A total of 661 young females have graduated in the first batch of the Skilling Uganda program after six months of training. The graduands were commissioned on Monday at a ceremony attended by President Yoweri Museveni at Kololo independence grounds in Kampala.
The graduation climaxes months of training in tailoring, bakery, weaving, knitting, embroidery and shoe making and other leather related products.
Initiated by President Museveni, the Skilling Uganda program seeks to solve the increasing problem of youth unemployment particularly for the girls in Uganda. The pioneering cycle of the training cost Shs.1.2 billion, Museveni said.
At the graduation, Museveni gave out to each of the 661 graduands working equipment relating to their field of training.
He urged them to take advantage of the readily available Ugandan market that largely depends on imports and produce quality goods to sell within the country and rid themselves of poverty.
“Ugandans are rich and you don’t have to look anywhere for the start because we import all the things we use in our lives and you need to produce and substitute all those things we import from Asia and other continents,” the President said in his remarks.
Museveni said that liberating Uganda’s economy requires efforts tailored to fighting poverty and unemployment which are Uganda’s biggest problems.

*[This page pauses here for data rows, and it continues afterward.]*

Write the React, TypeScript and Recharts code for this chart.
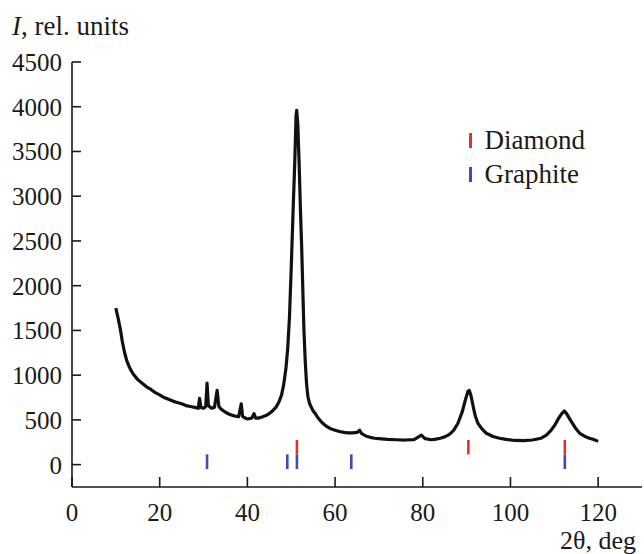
import React from "react";
import { LineChart, Line, XAxis, YAxis, ReferenceLine } from "recharts";

// 2θ (deg) and intensity (rel. units)
const twoTheta = [
  10, 10.5, 11, 11.5, 12, 12.5, 13, 13.5, 14, 15, 16, 17, 18, 19, 20, 21, 22, 23, 24, 25,
  26, 27, 28, 28.8, 29.1, 29.4, 30, 30.5, 30.8, 31.1, 31.8, 32.5, 33.1, 33.5, 34, 35, 36,
  37, 38, 38.6, 38.9, 39.5, 40, 41, 41.5, 41.9, 42.5, 43.5, 44.5, 45.5, 46.5, 47.2, 47.8,
  48.3, 48.8, 49.2, 49.6, 50, 50.4, 50.8, 51.1, 51.25, 51.5, 51.8, 52.1, 52.4, 52.7, 52.9,
  53.2, 53.5, 53.8, 54.2, 54.6, 55, 55.5, 56, 57, 58, 59, 60, 61, 62, 63, 64, 65, 65.6, 66,
  67, 68, 69, 70, 72, 74, 76, 78, 79.7, 80.5, 82, 83, 84, 85, 86, 87, 88, 89, 89.7, 90.3,
  90.6, 91, 91.5, 92, 92.6, 93.5, 94.5, 96, 97.5, 99, 101, 103, 105, 107, 108.2, 109.2,
  110.1, 111, 111.7, 112.3, 112.8, 113.4, 113.9, 114.8, 115.8, 117, 118, 119, 120,
];
const intensity = [
  1750, 1640, 1520, 1370, 1250, 1160, 1100, 1050, 1010, 950, 910, 870, 840, 805, 780, 750,
  730, 710, 695, 680, 660, 650, 640, 630, 740, 640, 630, 650, 910, 660, 630, 640, 830, 650,
  620, 585, 560, 545, 535, 680, 540, 520, 510, 520, 570, 520, 520, 535, 555, 590, 640, 700,
  780, 900, 1080, 1300, 1650, 2200, 2800, 3370, 3900, 3960, 3800, 3370, 2850, 2400, 1850,
  1500, 1150, 900, 760, 680, 640, 600, 570, 530, 470, 430, 400, 385, 370, 360, 355, 355,
  360, 385, 350, 320, 305, 295, 290, 282, 278, 275, 280, 330, 290, 278, 285, 295, 310, 335,
  380, 460, 590, 720, 820, 830, 770, 650, 540, 460, 400, 350, 315, 295, 282, 270, 268, 275,
  295, 330, 380, 440, 520, 570, 600, 570, 520, 480, 410, 350, 315, 295, 280, 260,
];

const diamondPeaks = [51.3, 90.4, 112.4];
const graphitePeaks = [30.8, 49.1, 51.3, 63.7, 112.4];
const diamondSpan = [115, 275];
const graphiteSpan = [-50, 115];

const xTicks = [0, 20, 40, 60, 80, 100, 120];
const yTicks = [0, 500, 1000, 1500, 2000, 2500, 3000, 3500, 4000, 4500];

const RED = "#e2302c";
const BLUE = "#3d4cae";
const FONT = '"Liberation Serif", "Times New Roman", serif';

const data = twoTheta.map((x, i) => ({ x, y: intensity[i] }));

export default function App() {
  const tickStyle = { fontSize: 25, fill: "#1a1a1a", fontFamily: FONT };
  return (
    <div
      style={{
        position: "absolute",
        left: 0,
        top: 0,
        width: 644,
        height: 554,
        fontFamily: FONT,
        color: "#1a1a1a",
        background: "#fff",
      }}
    >
      <LineChart
        width={644}
        height={554}
        data={data}
        margin={{ top: 62, right: 2, bottom: 37, left: 0 }}
      >
        <XAxis
          dataKey="x"
          type="number"
          domain={[0, 130]}
          ticks={xTicks}
          height={30}
          tickSize={-10}
          tickMargin={26}
          tick={tickStyle}
          axisLine={{ stroke: "#1a1a1a", strokeWidth: 1.6 }}
          tickLine={{ stroke: "#1a1a1a", strokeWidth: 1.6 }}
          allowDataOverflow
        />
        <YAxis
          type="number"
          domain={[-250, 4500]}
          ticks={yTicks}
          width={72}
          tickSize={-9}
          tickMargin={19}
          tick={tickStyle}
          axisLine={{ stroke: "#1a1a1a", strokeWidth: 1.6 }}
          tickLine={{ stroke: "#1a1a1a", strokeWidth: 1.6 }}
          allowDataOverflow
        />
        <Line
          dataKey="y"
          type="linear"
          stroke="#111"
          strokeWidth={3.2}
          strokeLinejoin="round"
          dot={false}
          isAnimationActive={false}
        />
        {graphitePeaks.map((p, i) => (
          <ReferenceLine
            key={`g-${i}`}
            segment={[
              { x: p, y: graphiteSpan[0] },
              { x: p, y: graphiteSpan[1] },
            ]}
            stroke={BLUE}
            strokeWidth={2.6}
          />
        ))}
        {diamondPeaks.map((p, i) => (
          <ReferenceLine
            key={`d-${i}`}
            segment={[
              { x: p, y: diamondSpan[0] },
              { x: p, y: diamondSpan[1] },
            ]}
            stroke={RED}
            strokeWidth={2.6}
          />
        ))}
      </LineChart>

      <div style={{ position: "absolute", left: 12, top: 11, fontSize: 27, lineHeight: "30px", whiteSpace: "nowrap" }}>
        <i>I</i>, rel. units
      </div>
      <div style={{ position: "absolute", left: 560, top: 526, fontSize: 26, lineHeight: "30px", whiteSpace: "nowrap" }}>
        2θ, deg
      </div>

      <div style={{ position: "absolute", left: 469, top: 123, fontSize: 27, lineHeight: "30px", whiteSpace: "nowrap" }}>
        <div style={{ display: "flex", alignItems: "center", height: 34 }}>
          <span style={{ display: "inline-block", width: 2.6, height: 15, background: RED, marginRight: 13 }} />
          Diamond
        </div>
        <div style={{ display: "flex", alignItems: "center", height: 34 }}>
          <span style={{ display: "inline-block", width: 2.6, height: 15, background: BLUE, marginRight: 13 }} />
          Graphite
        </div>
      </div>
    </div>
  );
}
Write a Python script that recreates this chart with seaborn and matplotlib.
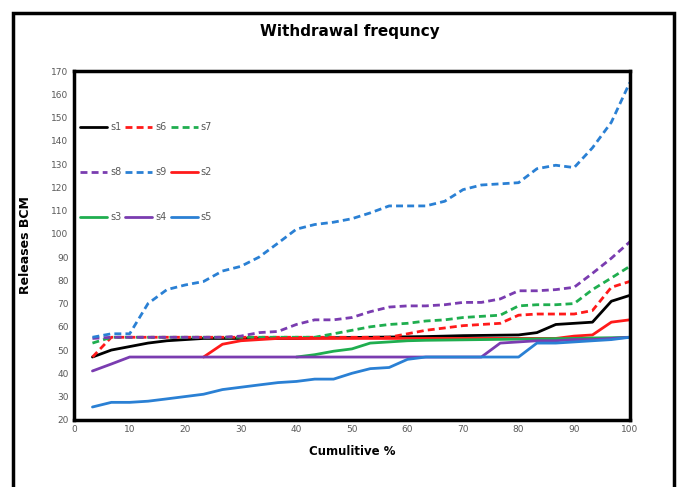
import numpy as np
import pandas as pd
import matplotlib
matplotlib.use("Agg")
import matplotlib.pyplot as plt
import seaborn as sns
from matplotlib.patches import Rectangle

# x positions (cumulative %)
cum_pct = [3.3, 6.7, 10, 13.3, 16.7, 20, 23.3, 26.7, 30, 33.3,
           36.7, 40, 43.3, 46.7, 50, 53.3, 56.7, 60, 63.3, 66.7,
           70, 73.3, 76.7, 80, 83.3, 86.7, 90, 93.3, 96.7, 100]

nan = np.nan
s1 = [47, 50, 51.5, 53, 54, 54.5, 55, 55, 55, 55,
      55, 55, 55.2, 55.3, 55.4, 55.5, 55.6, 55.7, 55.8, 56,
      56.2, 56.3, 56.4, 56.5, 57.5, 61, 61.5, 62, 71, 73.5]
s6 = [47, 55.5, 55.5, 55.5, 55.5, 55.5, 55.5, 55.5, 55.5, 55.5,
      55.5, 55.5, 55.5, 55.5, 55.5, 55.5, 55.5, 57, 58.5, 59.5,
      60.5, 61, 61.5, 65, 65.5, 65.5, 65.5, 67, 77, 79.5]
s7 = [53, 55.5, 55.5, 55.5, 55.5, 55.5, 55.5, 55.5, 55.5, 55.5,
      55.5, 55.5, 55.5, 57, 58.5, 60, 61, 61.5, 62.5, 63,
      64, 64.5, 65, 69, 69.5, 69.5, 70, 76, 81, 86]
s8 = [55, 55.5, 55.5, 55.5, 55.5, 55.5, 55.5, 55.5, 56, 57.5,
      58, 61, 63, 63, 64, 66.5, 68.5, 69, 69, 69.5,
      70.5, 70.5, 72, 75.5, 75.5, 76, 77, 83, 89.5, 96.5]
s9 = [55.5, 57, 57, 70, 76, 78, 79.5, 84, 86, 90,
      96, 102, 104, 105, 106.5, 109, 112, 112, 112, 114,
      119, 121, 121.5, 122, 128, 129.5, 128.5, 137, 148, 165]
s2 = [nan, nan, nan, nan, nan, nan, 47, 52.5, 54, 54.5,
      55, 55, 55, 55, 55, 55, 55, 55, 55, 55,
      55, 55, 55, 55, 55, 55, 56, 56.5, 62, 63]
s3 = [nan, nan, nan, nan, nan, nan, nan, nan, nan, nan,
      nan, 47, 48, 49.5, 50.5, 53, 53.5, 54, 54.2, 54.3,
      54.4, 54.5, 54.6, 54.7, 54.8, 54.9, 55, 55.2, 55.3, 55.5]
s4 = [41, 44, 47, 47, 47, 47, 47, 47, 47, 47,
      47, 47, 47, 47, 47, 47, 47, 47, 47, 47,
      47, 47, 53, 53.5, 54, 54, 54.5, 54.5, 55, 55.5]
s5 = [25.5, 27.5, 27.5, 28, 29, 30, 31, 33, 34, 35,
      36, 36.5, 37.5, 37.5, 40, 42, 42.5, 46, 47, 47,
      47, 47, 47, 47, 53, 53, 53.5, 54, 54.5, 55.5]

series_names = ["s1", "s6", "s7", "s8", "s9", "s2", "s3", "s4", "s5"]
series_vals = [s1, s6, s7, s8, s9, s2, s3, s4, s5]

RED = "#ff1a1a"
GREEN = "#1fae4f"
PURPLE = "#7a3cb0"
BLUE = "#2a80d4"
styles = {
    "s1": ("black", "-"), "s6": (RED, "--"), "s7": (GREEN, "--"),
    "s8": (PURPLE, "--"), "s9": (BLUE, "--"), "s2": (RED, "-"),
    "s3": (GREEN, "-"), "s4": (PURPLE, "-"), "s5": (BLUE, "-"),
}

sns.set_style("white")
plt.rcParams['font.family'] = ['DejaVu Sans']

fig = plt.figure(figsize=(6.8, 4.87), dpi=100)
ax = fig.add_axes([0.109, 0.138, 0.817, 0.716])

handles = {}
for name, vals in zip(series_names, series_vals):
    col, ls = styles[name]
    df = pd.DataFrame({"x": cum_pct, "y": vals})
    sns.lineplot(data=df, x="x", y="y", ax=ax, color=col, linewidth=2,
                 linestyle=ls, label=name)
    line = ax.get_lines()[-1]
    line.set_solid_joinstyle("round")
    line.set_dash_joinstyle("round")
    if ls == "--":
        line.set_dashes((2.5, 1.5))
    handles[name] = line

ax.set_xlim(0, 100)
ax.set_ylim(20, 170)
ax.set_xticks(range(0, 101, 10))
ax.set_yticks(range(20, 171, 10))
ax.tick_params(axis="both", labelsize=6.5, labelcolor="#595959", length=0, pad=4)
for sp in ax.spines.values():
    sp.set_visible(True)
    sp.set_color("black")
    sp.set_linewidth(2.5)

ax.set_xlabel("Cumulitive %", fontsize=8.5, fontweight="bold", labelpad=8, color="black")
ax.set_ylabel("Releases BCM", fontsize=9, fontweight="bold", labelpad=14, color="black")
fig.suptitle("Withdrawal frequncy", x=0.515, y=0.95, fontsize=11,
             fontweight="bold", color="black")

order = ["s1", "s8", "s3", "s6", "s9", "s4", "s7", "s2", "s5"]
ax.legend([handles[n] for n in order], order, ncol=3, loc="upper left",
          bbox_to_anchor=(0.0, 0.87), frameon=False, fontsize=7,
          labelspacing=3.6, handlelength=2.8, handletextpad=0.3,
          columnspacing=0.4, borderaxespad=0.2, labelcolor="#595959")

# outer frame around the chart
fig.patches.append(Rectangle((0.019, -0.05), 0.972, 1.023, transform=fig.transFigure,
                             fill=False, edgecolor="black", linewidth=2.5))

fig.savefig("out.png", dpi=100)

“We spend USD 7 billion annually on imports yet we are able to produce most of them here, especially domestic consumables, and it is high time we engaged in import substitution,” he added.
The President noted that continued exportation of raw materials while importing finished products, donates the country’s millions of jobs that the youth dearly need thus escalating the country’s unemployment challenge.
“We can’t continue donating jobs to the developed countries because we need them more than those countries and we are ready to give you all the machinery you need and the start-up capital so that you are able to start your own business and employ yourselves,” he added.
At the same event, the President warned government officials who are wasteful in spending public resources at a time when the country is grappling with poverty and unemployment.
He said that if Skilling Uganda is prioritized along with efficiency in government spending, Uganda will get more young people in employment.
He advised the young female graduands to put the skills and the machines they have acquired to the right use and work to eradicate poverty in their homes and also train others in their localities.
One of the graduands, Nakajubi Christine thanked the President for investing in the girl child, the majority of whom hail from very poor backgrounds and low levels of education.
She said that the training and support will help them live a wholesome life in addition to making them job makers as opposed to job seekers.
The State Minister for Youth and Children Affairs Nakiwala Kiyingi commended the President for initiating the programme that targets the girl child.
She revealed that research has found that skilling and equipping the girl child goes a long way in reducing the rate of early marriages and unplanned pregnancy that impact negatively on the life of the girl child as it also affects national economic growth.